3.2. Contrariamente a quanto ivi affermato, ritiene il Collegio di potere concordare con la tesi che detta nota ed il successivo e conforme parere della Regione del 13.12.2004 abbiano integrato, seppure ex post, un requisito di sopravvenuta inefficacia dell’ordinanza gravata.
3.3. Invero ivi, nella sostanza, si esprime l’assenso al mantenimento dell’opera, ancorché si faccia presente di notiziare il Comune procedente (il che non esclude la formazione dell’intesa, poi sugellata dalla successiva nota della Regione di tre mesi successiva).

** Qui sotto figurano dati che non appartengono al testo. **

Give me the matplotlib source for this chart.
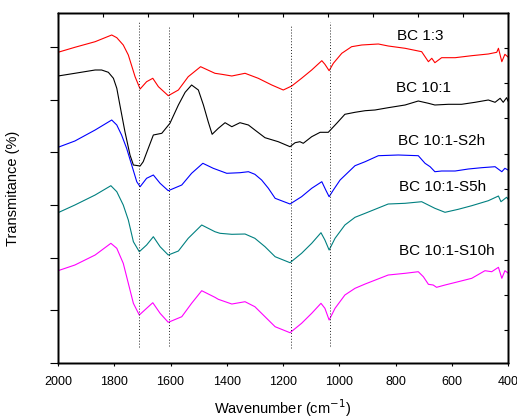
import numpy as np
import matplotlib
matplotlib.use('Agg')
import matplotlib.pyplot as plt

plt.rcParams['font.family'] = ['Liberation Sans', 'DejaVu Sans']

# Odczytane wartosci widm (liczba falowa [cm-1], transmitancja [j.u.])
w_red = [2000, 1940, 1868, 1809, 1791, 1768, 1750, 1726, 1708, 1685, 1663, 1643, 1608,
         1572, 1537, 1493, 1442, 1418, 1382, 1335, 1288, 1240, 1199, 1169, 1134, 1098,
         1062, 1051, 1036, 1021, 991, 956, 920, 861, 826, 766, 707, 683, 671, 660, 636,
         588, 529, 470, 440, 434, 422, 411, 400]
t_red = [310.7, 315.7, 321.3, 328, 325.3, 318, 308, 286.3, 274, 281.3, 284.7, 276.3, 267.3,
         273, 286.3, 296.3, 289.7, 288.7, 287, 289.7, 284.7, 278, 273, 277, 284.7, 293,
         302.3, 298.7, 292.3, 299.7, 309.7, 316.3, 318, 319, 317, 314.7, 311.3, 301.3, 304.7,
         300.3, 305.3, 305.3, 307.3, 309, 310.7, 314.7, 301.3, 308.7, 306]

w_black = [2000, 1940, 1868, 1845, 1821, 1803, 1791, 1780, 1762, 1744, 1732, 1708, 1697,
           1679, 1661, 1631, 1602, 1572, 1548, 1525, 1501, 1483, 1466, 1452, 1430, 1406,
           1382, 1353, 1323, 1300, 1264, 1217, 1175, 1157, 1140, 1128, 1098, 1068, 1039,
           1009, 980, 944, 908, 873, 826, 766, 719, 683, 660, 612, 565, 517, 470, 446, 428,
           417, 405, 400]
t_black = [287, 289.7, 293, 293, 290.7, 284.7, 274.7, 258, 231.3, 208, 198, 197, 201.3,
           214.7, 228, 229.7, 239.7, 258, 270.7, 278, 273, 258, 241.3, 228.7, 234.7, 240.3,
           236.3, 240.3, 238, 233, 225.3, 221.3, 216.3, 220.3, 221.3, 219.7, 226.3, 230.7, 230.7,
           239.7, 248.7, 250.7, 252.3, 253, 255.3, 258, 262, 259.7, 258, 258.7, 258.7, 260.7,
           263, 260.7, 264.7, 260.7, 265.3, 262]

w_blue = [2000, 1940, 1868, 1809, 1791, 1774, 1756, 1738, 1720, 1708, 1685, 1661, 1637,
          1608, 1560, 1525, 1485, 1448, 1400, 1353, 1323, 1300, 1276, 1252, 1228, 1175,
          1134, 1098, 1062, 1048, 1036, 1021, 997, 944, 908, 861, 790, 719, 695, 677, 660,
          636, 588, 541, 494, 446, 422, 411, 400]
t_blue = [215.7, 222, 233, 243, 238, 228, 214.7, 198, 181.3, 176.3, 184.7, 188, 179.7,
          172.3, 178, 189.7, 199.7, 194.7, 189.7, 190.3, 191.3, 188.7, 183, 174.7, 164.7, 159,
          166.3, 174.7, 181.3, 173, 166.3, 173, 183, 197.3, 201.3, 207.3, 208, 207.3, 199.7,
          196.3, 191.3, 192, 192, 194, 195.3, 196.3, 191.3, 194.7, 193]

w_teal = [2000, 1940, 1868, 1812, 1791, 1768, 1750, 1732, 1711, 1685, 1661, 1637, 1608,
          1572, 1537, 1489, 1442, 1424, 1382, 1335, 1300, 1264, 1228, 1175, 1134, 1098,
          1065, 1051, 1036, 1015, 980, 944, 908, 826, 766, 707, 660, 624, 577, 529, 470,
          434, 425, 405, 400]
t_teal = [150.3, 158, 168, 177.3, 171.3, 158, 143, 121.3, 111.3, 118, 126.3, 116.3, 108,
          112, 124.7, 138, 131.3, 129.7, 128.7, 129, 124.7, 116.3, 106.3, 100.3, 109.7, 119.7,
          130.3, 123, 113, 124.7, 138, 145.7, 149.7, 159, 159.7, 161.3, 154.7, 150.7, 153.7,
          157.3, 162.3, 167, 161.3, 165.7, 164]

w_mag = [2000, 1940, 1868, 1812, 1791, 1768, 1750, 1732, 1711, 1685, 1663, 1637, 1608,
         1560, 1525, 1489, 1442, 1430, 1382, 1335, 1300, 1264, 1228, 1175, 1134, 1098,
         1065, 1051, 1036, 1015, 980, 944, 908, 826, 766, 719, 701, 683, 666, 654, 624,
         577, 529, 482, 458, 434, 422, 411, 400]
t_mag = [92.3, 98, 108, 119.7, 114.7, 99.7, 79.7, 59.7, 48, 54.7, 60.3, 49.7, 40.7,
         46.3, 59.7, 72.3, 65.7, 63.7, 59, 61.3, 56.3, 46.3, 36.3, 30.3, 39.7, 49.7,
         59.7, 54.7, 43, 54.7, 68, 74.7, 79, 88, 89.7, 91.3, 86.3, 78.7, 78, 75.7, 78,
         81.3, 84.7, 92.3, 91.3, 95.7, 84.7, 92.3, 90]

serie = [
    ('BC 1:3', w_red, t_red, '#ff0000'),
    ('BC 10:1', w_black, t_black, '#000000'),
    ('BC 10:1-S2h', w_blue, t_blue, '#0000ff'),
    ('BC 10:1-S5h', w_teal, t_teal, '#008080'),
    ('BC 10:1-S10h', w_mag, t_mag, '#ff00ff'),
]

# Polozenie podpisow (liczba falowa, transmitancja linii bazowej tekstu)
label_w = [796, 798, 790, 788, 788]
label_t = [323, 271.3, 218, 172.5, 108]

# Linie pionowe (pasma)
pasma = [1711, 1605, 1173, 1034]
pasma_top = [342.3, 337.3, 338, 341.3]
pasma_bottom = [16.3, 17.3, 15.3, 17]

fig = plt.figure(figsize=(5.17, 4.19), dpi=100)
ax = fig.add_axes([0.1122, 0.1336, 0.8704, 0.8354])

for (nazwa, w, t, kolor), lx, ly in zip(serie, label_w, label_t):
    ax.plot(w, t, color=kolor, linewidth=0.8)
    ax.text(lx, ly, nazwa, fontsize=11, ha='left', va='baseline')

for p, g, d in zip(pasma, pasma_top, pasma_bottom):
    ax.plot([p, p], [d, g], color='#222222', linewidth=0.7, linestyle=(0, (1, 2)))

ax.set_xlim(2000, 400)
ax.set_ylim(0, 350)
ax.set_xticks(np.arange(2000, 399, -200))
ax.tick_params(axis='x', direction='out', length=2.5, width=0.8, pad=6.5, labelsize=9)
ax.set_yticks(np.arange(0, 350, 350 / 6.65))
ax.tick_params(axis='y', direction='out', length=5.5, width=0.8, labelleft=False)
ax.set_xlabel('Wavenumber (cm$^{-1}$)', fontsize=10.5, labelpad=7)
ax.set_ylabel('Transmitance (%)', fontsize=10.5)
ax.yaxis.set_label_coords(-0.085, 0.5)

# Prawa i gorna os - tylko znaczniki
ax_r = ax.twinx()
ax_r.set_ylim(0, 350)
ax_r.set_yticks(315.3 - 35.3 * np.arange(9))
ax_r.tick_params(axis='y', direction='in', length=3, width=0.8, labelright=False)

ax_t = ax.twiny()
ax_t.set_xlim(2000, 400)
ax_t.set_xticks(np.arange(2000, 399, -160))
ax_t.tick_params(axis='x', direction='in', length=3, width=0.8, labeltop=False)

for a in (ax, ax_r, ax_t):
    for s in a.spines.values():
        s.set_linewidth(1.0)

plt.savefig('out.png', dpi=100)
plt.close(fig)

Se così è, risulta intervenuta la condizione di cui all’art. 56 dello Statuto a più riprese citato (norma speciale e di analogo contenuto rispetto agli artt. 1 e 2 del dPR n. 393/1994, che, essi pure, fanno riferimento alle opere “pubbliche di interesse statale”), avuto riguardo alla circostanza che trattasi di opera su demanio statale.
Né potrebbe dirsi che tale intesa fosse ormai preclusa dalla intervenuta emissione, in data antecedente, dell’ordinanza di demolizione, perché la norma primaria non stabilisce affatto un simile barrage temporale.
4.4. Ne consegue che, nella sostanza, l’appello è divenuto improcedibile (e ciò, rileva il Collegio, anche alla stregua dell’affermazione di parte appellante secondo cui nel 2010 il Comune avrebbe concesso la sanatoria), dovendosi affermare l’intervenuta perdita di efficacia dell’ordinanza gravata in primo grado, in quanto successivamente “superata” dalla raggiunta intesa di cui all’art. 56 dello Statuto della Regione Sardegna
5. Conclusivamente l’appello va in parte respinto ed in parte dichiarato improcedibile.
6. Le spese del giudizio devono essere compensate, a cagione della particolarità fattuale della situazione creatasi e della complessità giuridica della controversia.